It can be hard to do anything when you’re sick. Depending on how sick you are, formal meditation can feel impossible. Sometimes just laying in bed is all you can manage. Two nights ago I didn’t meditate at all for the first time in months.
That got me thinking about Dogen, the founder of Soto Zen, and his teaching of being-time. In this view, we are not creatures trapped inside a container called time, we are time itself. I know that can sound strange at first, especially to those of us raised to see time as a straight line moving from past to future. But there is something unquestionably true in it, this present moment is all we ever actually have. We cannot be anywhere except here, now.
When you’re sick, that truth can feel like a burden. You might feel trapped in the discomfort or pain, wondering if it will ever end. But the same time can also be seen differently, as rest-time, healing-time, recovery-time. Sometimes the way we view an experience changes the experience itself.
Still feeling sick last night I decided to meditate anyway. I’m glad I did. I woke up feeling better physically, but more importantly, I woke up in a better state of mind.
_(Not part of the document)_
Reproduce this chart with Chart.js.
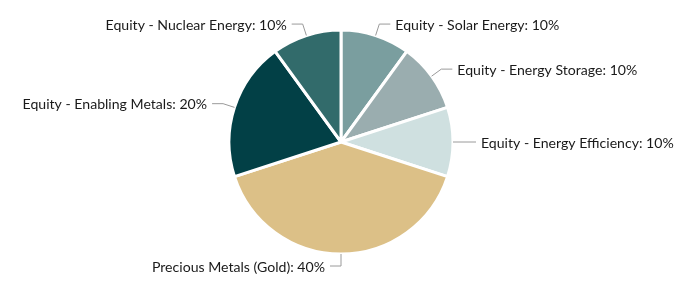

One of the things I find fascinating about Soto Zen meditation is that there is no goal. If you sit down thinking, “I’m doing this to calm myself,” or “I’m doing this to feel peaceful,” then you’ve already turned it into something else, it’s no longer Soto meditation. In Soto Zen, there is nothing to chase. You simply sit. This is called Shikantaza, literally “just sitting.”
You observe thoughts without trying to stop them. You don’t cling to pleasant feelings or resist unpleasant ones. You don’t label any sensation as good or bad. You just let things be what they are. That is “reality-as-is”. It sounds simple but it can be surprisingly difficult.
When you sit this way you learn about yourself. You start to notice old habits of mind like fear, anger, craving, self judgment, old stories you tell yourself constantly. Dogen said, “To study the self is to forget the self.” That doesn’t mean losing your personality or erasing who you are. It means loosening the grip of the constant “I, me, mine” lens we view everything with.
When that grip loosens, something better happens… kindness toward yourself as you already are. From there, it’s easier to offer kindness to others too.
This practice can help with stress, difficult emotions, painful memories, even sickness. Last night I noticed how my mind was reacting to being sick. I could see the discouragement getting stronger like “Will I ever feel better? How long will this last?” By just sitting with it I could also see that those thoughts and feelings were temporary. They were passing weather not a permanent truth. Like clouds floating through the sky.
I can’t say whether meditation healed my body or not. But I can say it helped me stop making my suffering worse than it already was. You don’t have to be sick to benefit from this. You can apply it to anger, sadness, boredom, anxiety, or everyday stuff. You start to notice the difference between an automatic reaction and a deliberate response. Someone offends you and instead of instantly striking back you can pause. You can choose awareness.
I wish I had learned these tools decades ago. It would have saved me and those I love a lot of pain. But regret can be another trap if we live in it too long. We all have things we wish we had done differently. Healing happens here and now not by reliving yesterday over and over again.
One of the hardest things for me to release was worrying about certain people’s opinions of me. Not everyone’s, just a few people whose approval I wanted but could never earn. The goalposts always moved. Letting go of that burden has been one of the most freeing things I’ve ever done. These days the only opinions that matter most to me are those of four people, my wife and my sons. That’s it.
There is freedom available in this life, freedom from addiction, from trauma, from anxiety, and from patterns that don’t serve us anymore. It takes effort, honesty, and patience but it is possible.
Part of that freedom starts with seeing things and yourself clearly. You can’t change what stays hidden. But when you learn to sit quietly and observe your own mind, what was buried and hidden starts to come into clear view. Then you can build something healthier and better in its place.